For things like cornbread where you need a preheated skillet, I put the cast iron in the oven at the start of preheating and let it come up to temperature right along with the oven. By the time everything is fully preheated, that skillet is screaming hot and ready for the batter. That technique does not change between convection and conventional — it works the same in both.
Converting Recipes Between Oven Types
Most Southern recipes — the ones handed down on index cards and written in the margins of church cookbooks — were written for conventional ovens. If you are using a convection oven to bake from those recipes, here is what I have learned works.
Start with the 25-degree reduction. If the recipe says 400, set your convection oven to 375. Check whatever you are baking five to eight minutes before the recipe says it should be done. Do not rely on the timer alone — use your eyes and your nose. When a biscuit looks right and your kitchen smells like butter and flour, it is probably close regardless of what the clock says.
For things with a long bake time, like a pound cake that goes for an hour or more, the time reduction can be significant — sometimes ten to fifteen minutes less. For quick-baking things like biscuits that only need twelve to fifteen minutes, you might only shave off two or three minutes. The longer something bakes, the more time you save with convection.

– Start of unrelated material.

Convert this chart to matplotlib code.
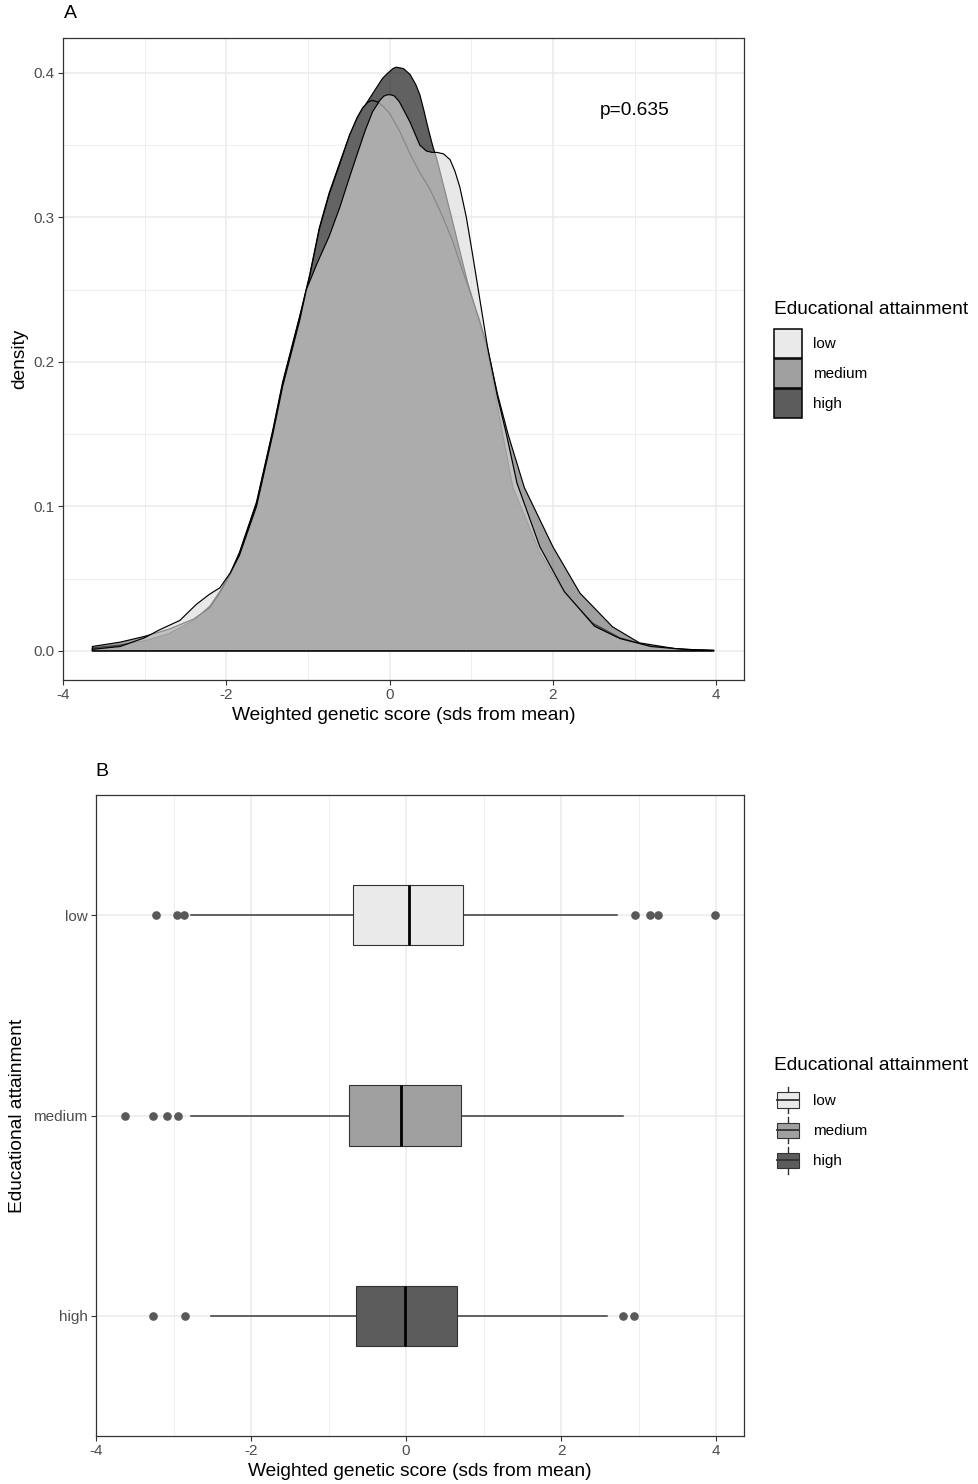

If you are going the other direction — converting a convection recipe to a conventional oven — add 25 degrees and expect to add a few minutes to the baking time. And remember those hot spots. In a conventional oven, you need to rotate your pans. In convection, you probably do not.
What I Use and Why
I have a conventional oven that I have been using for more years than I care to admit, and I know every inch of it. I know where the hot spots are, I know it runs about 15 degrees hot, and I know that the door does not seal as tight as it used to, which means it loses heat a little faster than it should. I have thought about getting a convection oven, and I probably will someday, but I will tell you this — there is nothing wrong with a conventional oven for Southern baking. Generations of the best biscuits, pies, cakes, and cornbread this country has ever seen came out of conventional ovens, and they will continue to.
If you have convection, learn how to use it well. Turn the fan off when you need to, reduce your temperatures, and watch your baking more carefully until you learn how your particular oven behaves. If you have conventional, do not let anyone tell you that you need to upgrade. You do not. You just need to know your oven and respect what it does.

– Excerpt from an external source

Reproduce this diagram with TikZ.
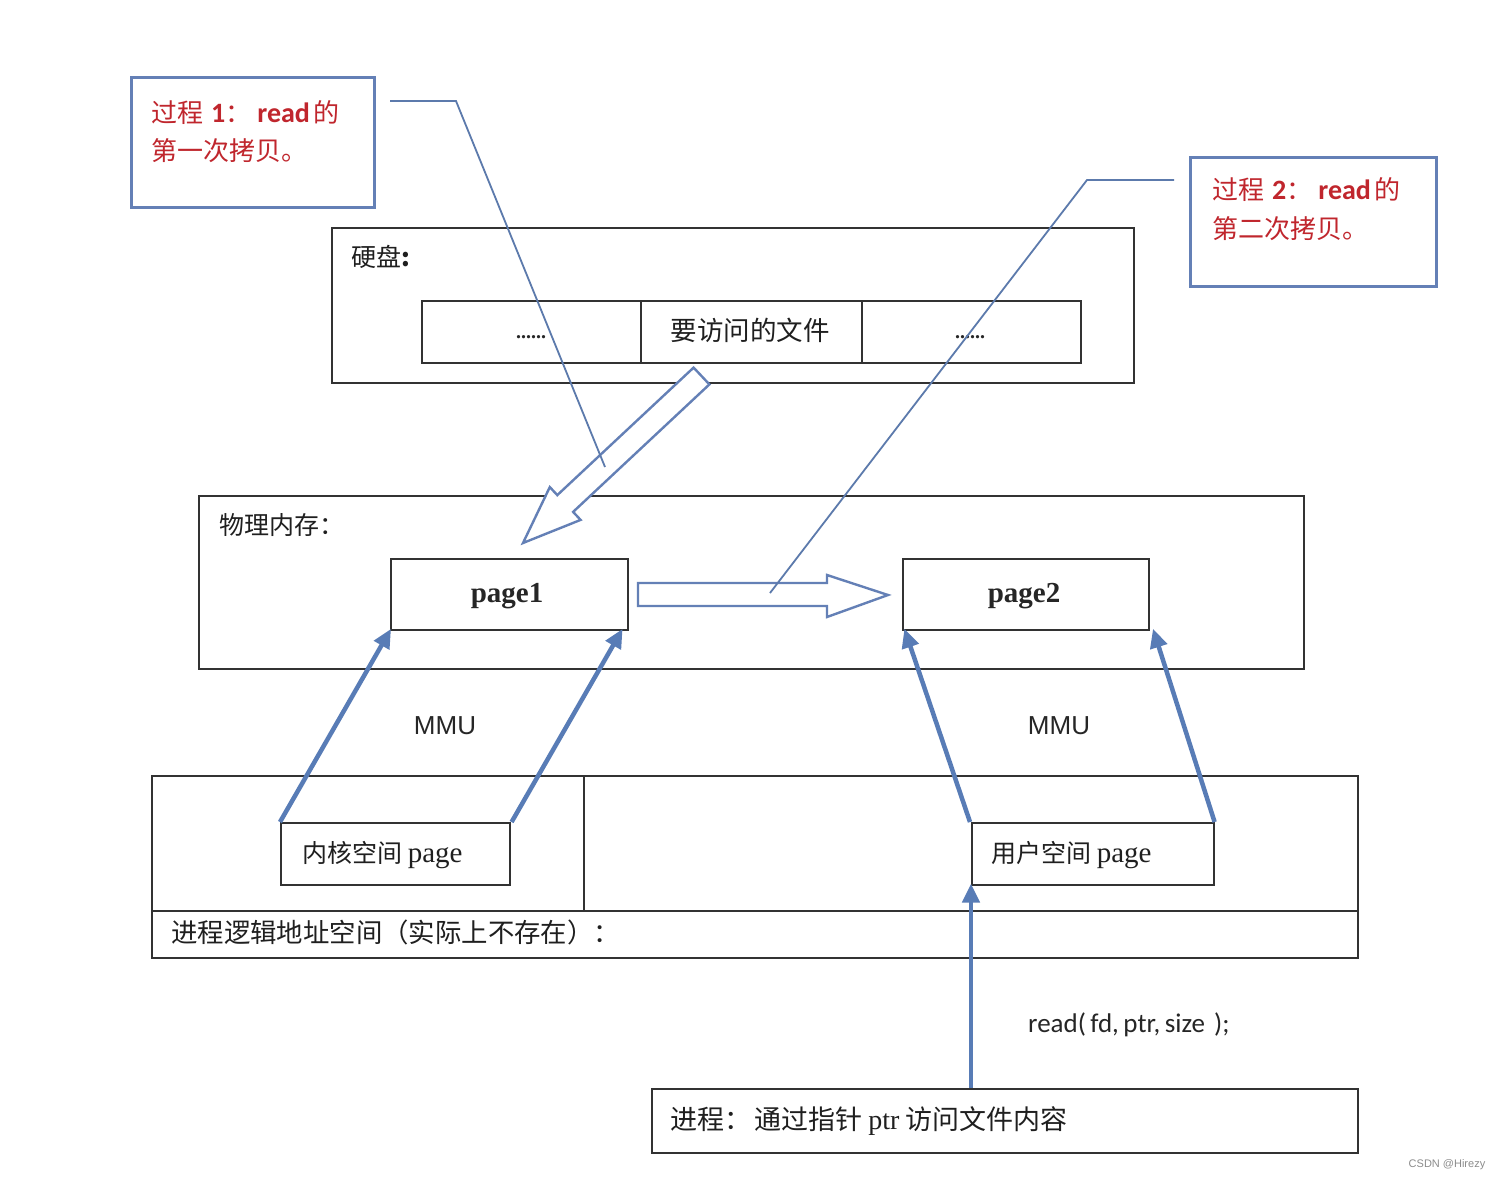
\documentclass[tikz,border=0pt]{standalone}
\usepackage{fontspec}
\setmainfont{Liberation Serif}
\newfontfamily\cjk{Noto Sans CJK SC}
\newfontfamily\lsans{Liberation Sans}
\newfontfamily\carl{Carlito}
\usetikzlibrary{arrows.meta}
\definecolor{boxline}{RGB}{50,50,50}
\definecolor{callblue}{RGB}{100,128,182}
\definecolor{leadblue}{RGB}{92,122,172}
\definecolor{arrblue}{RGB}{88,124,182}
\definecolor{callred}{RGB}{192,38,45}
\tikzset{
  box/.style={draw=boxline, line width=1.6pt, anchor=north west, inner sep=0pt, fill=white},
  callbox/.style={draw=callblue, line width=2.8pt, anchor=north west, inner sep=0pt},
  lead/.style={draw=leadblue, line width=1.8pt},
  marr/.style={draw=arrblue, line width=4.5pt, -{Triangle[length=19pt,width=17pt]}, shorten >=-2pt},
  hollow/.style={draw=callblue, line width=2.4pt, fill=white, line join=miter},
  cjktxt/.style={font=\cjk\fontsize{25}{30}\selectfont, text=black!88, inner sep=0pt},
  redtxt/.style={font=\cjk\fontsize{26}{30}\selectfont, text=callred, inner sep=0pt, anchor=west},
}
\begin{document}
\begin{tikzpicture}[x=1pt,y=-1pt]
\useasboundingbox[fill=white] (0,0) rectangle (1500,1181);

% hard disk
\node[box, minimum width=802pt, minimum height=155pt] (hd) at (331,227) {};
\node[cjktxt, anchor=west] (hdl) at (351,257) {硬盘\textbf{:}};
\node[box, minimum width=219pt, minimum height=62pt] (f1) at (421,300) {};
\node[box, minimum width=221pt, minimum height=62pt] (f2) at (640,300) {};
\node[box, minimum width=219pt, minimum height=62pt] (f3) at (861,300) {};
\node[font=\bfseries\fontsize{20}{24}\selectfont, inner sep=0pt, text=black!85] (d1) at (531,337) {......};
\node[cjktxt, font=\cjk\fontsize{26.5}{30}\selectfont] (ft) at (750,330) {要访问的文件};
\node[font=\bfseries\fontsize{20}{24}\selectfont, inner sep=0pt, text=black!85] (d3) at (970,337) {......};

% physical memory
\node[box, minimum width=1105pt, minimum height=173pt] (pm) at (198,495) {};
\node[cjktxt, anchor=west] (pml) at (219,525) {物理内存：};
\node[box, minimum width=237pt, minimum height=71pt] (p1) at (390,558) {};
\node[font=\bfseries\fontsize{29}{34}\selectfont, inner sep=0pt, text=black!85] (p1t) at (507,596) {page1};
\node[box, minimum width=246pt, minimum height=71pt] (p2) at (902,558) {};
\node[font=\bfseries\fontsize{29}{34}\selectfont, inner sep=0pt, text=black!85] (p2t) at (1024,596) {page2};

% MMU labels
\node[font=\lsans\fontsize{26}{30}\selectfont, inner sep=0pt, text=black!85] (mmu1) at (445,726) {MMU};
\node[font=\lsans\fontsize{26}{30}\selectfont, inner sep=0pt, text=black!85] (mmu2) at (1059,726) {MMU};

% process logical address space
\node[box, minimum width=432pt, minimum height=135pt] (la) at (151,775) {};
\node[box, minimum width=774pt, minimum height=135pt] (lb) at (583,775) {};
\node[box, minimum width=1206pt, minimum height=47pt] (lc) at (151,910) {};
\node[cjktxt, font=\cjk\fontsize{26.4}{30}\selectfont, anchor=west] (lcl) at (171,932) {进程逻辑地址空间（实际上不存在）：};
\node[box, minimum width=229pt, minimum height=62pt] (kp) at (280,822) {};
\node[cjktxt, anchor=west] (kpt) at (302,855) {内核空间 {\rmfamily\fontsize{29}{30}\selectfont page}};
\node[box, minimum width=242pt, minimum height=62pt] (up) at (971,822) {};
\node[cjktxt, anchor=west] (upt) at (991,855) {用户空间 {\rmfamily\fontsize{29}{30}\selectfont page}};

% process box
\node[box, minimum width=706pt, minimum height=64pt] (pr) at (651,1088) {};
\node[cjktxt, font=\cjk\fontsize{27}{30}\selectfont, anchor=west] (prt) at (670,1121) {进程：\hspace{3pt}通过指针 {\rmfamily\fontsize{28}{30}\selectfont ptr} 访问文件内容};
\node[font=\carl\fontsize{27}{30}\selectfont, inner sep=0pt, anchor=west, text=black!85] (rd) at (1028,1025) {read(\,fd,\,ptr,\,size\,\,);};

% callouts
\node[callbox, minimum width=243pt, minimum height=130pt] (c1) at (130,76) {};
\node[redtxt] (c1a) at (151,113) {过程\hspace{8pt}{\carl\bfseries\fontsize{28}{30}\selectfont 1}：\hspace{6pt}{\carl\bfseries\fontsize{28}{30}\selectfont read}\hspace{4pt}的};
\node[redtxt] (c1b) at (151,151) {第一次拷贝。};
\node[callbox, minimum width=246pt, minimum height=129pt] (c2) at (1189,156) {};
\node[redtxt] (c2a) at (1212,190) {过程\hspace{8pt}{\carl\bfseries\fontsize{28}{30}\selectfont 2}：\hspace{6pt}{\carl\bfseries\fontsize{28}{30}\selectfont read}\hspace{4pt}的};
\node[redtxt] (c2b) at (1212,229) {第二次拷贝。};

% hollow block arrows
\draw[hollow] (709.4,384.4) -- (693.6,367.6) -- (557.3,495.1) -- (549.8,487.1)
  -- (523,543) -- (580.6,519.9) -- (573.1,511.9) -- cycle;
\draw[hollow] (638,583) -- (827,583) -- (827,575) -- (888,595) -- (827,617)
  -- (827,606) -- (638,606) -- cycle;

% leader lines
\coordinate (l1s) at (390,101);
\coordinate (l1k) at (456,101);
\coordinate (l1e) at (605,467);
\draw[lead] (l1s) -- (l1k) -- (l1e);
\coordinate (l2s) at (1174,180);
\coordinate (l2k) at (1087,180);
\coordinate (l2e) at (770,593);
\draw[lead] (l2s) -- (l2k) -- (l2e);

% MMU mapping arrows
\draw[marr] (kp.north west) -- (p1.south west);
\draw[marr] ([xshift=1pt]kp.north east) -- ([xshift=-7pt]p1.south east);
\draw[marr] ([xshift=-1pt]up.north west) -- ([xshift=3pt]p2.south west);
\draw[marr] (up.north east) -- ([xshift=4pt]p2.south east);
\draw[marr] (pr.north west -| up.west) -- (up.south west);

% watermark
\node[font=\lsans\fontsize{11}{13}\selectfont, text=black!45, inner sep=0pt] (wm) at (1447,1165) {CSDN @Hirezy};
\end{tikzpicture}
\end{document}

The tools matter, but the hands and the eyes and the nose of the person using them matter more. That is true for ovens, and it is true for every piece of equipment I talk about in The Complete Guide to Southern Cooking: Techniques, Traditions & Time-Tested Wisdom. The best oven in the world will not make good biscuits for someone who does not pay attention, and a fifty-year-old oven with a temperamental thermostat will turn out something beautiful for someone who has taken the time to learn it.

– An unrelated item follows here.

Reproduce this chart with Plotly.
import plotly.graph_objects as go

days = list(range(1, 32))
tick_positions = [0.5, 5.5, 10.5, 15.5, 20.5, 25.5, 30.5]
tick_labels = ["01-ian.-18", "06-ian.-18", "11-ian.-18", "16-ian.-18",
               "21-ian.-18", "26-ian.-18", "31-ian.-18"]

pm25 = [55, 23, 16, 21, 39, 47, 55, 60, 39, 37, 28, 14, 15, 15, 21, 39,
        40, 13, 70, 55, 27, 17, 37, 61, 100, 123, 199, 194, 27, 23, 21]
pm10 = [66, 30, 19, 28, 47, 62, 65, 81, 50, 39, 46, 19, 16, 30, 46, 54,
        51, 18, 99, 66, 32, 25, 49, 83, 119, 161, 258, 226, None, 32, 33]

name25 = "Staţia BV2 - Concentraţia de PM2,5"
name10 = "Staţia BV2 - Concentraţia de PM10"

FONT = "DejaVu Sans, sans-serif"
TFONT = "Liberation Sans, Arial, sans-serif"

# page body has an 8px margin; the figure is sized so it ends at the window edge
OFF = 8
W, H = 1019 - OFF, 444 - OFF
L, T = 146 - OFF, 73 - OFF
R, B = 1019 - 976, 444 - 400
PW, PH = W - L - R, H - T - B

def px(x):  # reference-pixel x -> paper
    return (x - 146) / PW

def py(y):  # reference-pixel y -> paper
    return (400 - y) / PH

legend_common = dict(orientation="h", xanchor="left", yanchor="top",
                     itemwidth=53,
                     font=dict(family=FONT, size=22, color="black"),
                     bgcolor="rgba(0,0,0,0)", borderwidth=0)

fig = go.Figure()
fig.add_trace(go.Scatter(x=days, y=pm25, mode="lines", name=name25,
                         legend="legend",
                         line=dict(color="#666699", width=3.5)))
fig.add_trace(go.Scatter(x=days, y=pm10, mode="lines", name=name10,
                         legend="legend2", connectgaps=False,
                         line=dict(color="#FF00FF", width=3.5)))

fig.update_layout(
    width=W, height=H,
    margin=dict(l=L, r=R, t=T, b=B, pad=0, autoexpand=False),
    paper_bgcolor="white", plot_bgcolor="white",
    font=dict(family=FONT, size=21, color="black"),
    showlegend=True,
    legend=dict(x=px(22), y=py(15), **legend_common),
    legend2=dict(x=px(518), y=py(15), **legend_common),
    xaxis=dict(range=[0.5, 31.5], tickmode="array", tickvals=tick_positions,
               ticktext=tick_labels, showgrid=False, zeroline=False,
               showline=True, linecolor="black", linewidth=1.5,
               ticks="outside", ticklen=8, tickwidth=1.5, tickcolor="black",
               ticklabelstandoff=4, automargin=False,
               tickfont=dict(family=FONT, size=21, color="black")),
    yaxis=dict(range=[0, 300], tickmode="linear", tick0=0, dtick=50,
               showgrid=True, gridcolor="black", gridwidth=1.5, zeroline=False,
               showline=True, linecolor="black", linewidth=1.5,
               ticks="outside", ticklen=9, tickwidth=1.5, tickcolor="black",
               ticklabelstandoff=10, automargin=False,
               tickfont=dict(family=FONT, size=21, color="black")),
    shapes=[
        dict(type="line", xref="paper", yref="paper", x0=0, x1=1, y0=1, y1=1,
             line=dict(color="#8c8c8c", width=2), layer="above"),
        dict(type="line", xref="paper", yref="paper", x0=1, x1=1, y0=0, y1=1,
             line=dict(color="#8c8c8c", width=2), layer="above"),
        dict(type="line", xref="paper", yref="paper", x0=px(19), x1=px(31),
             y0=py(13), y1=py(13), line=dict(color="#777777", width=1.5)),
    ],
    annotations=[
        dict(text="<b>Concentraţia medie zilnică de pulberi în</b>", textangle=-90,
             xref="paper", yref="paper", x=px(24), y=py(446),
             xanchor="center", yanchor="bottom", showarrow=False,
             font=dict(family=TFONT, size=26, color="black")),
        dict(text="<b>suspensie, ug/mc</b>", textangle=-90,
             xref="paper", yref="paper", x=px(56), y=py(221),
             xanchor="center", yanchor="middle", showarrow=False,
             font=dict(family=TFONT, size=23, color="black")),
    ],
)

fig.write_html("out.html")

I have burned more things than I can count learning what I know about ovens. Every burned biscuit, every cracked pie, every pound cake with a gummy streak taught me something. The oven is not just a box that makes things hot — it is a tool with a personality, and the sooner you learn its personality, the sooner everything you bake starts turning out the way it should. Do not fight your oven. Learn it. Work with it. And when something goes wrong, pay attention to what it is trying to tell you, because it is always telling you something.
That is the kind of knowledge that does not come from a manual or a spec sheet. It comes from standing in front of that oven a thousand times and noticing what happens. And that, more than any fan or heating element, is what makes someone a good baker.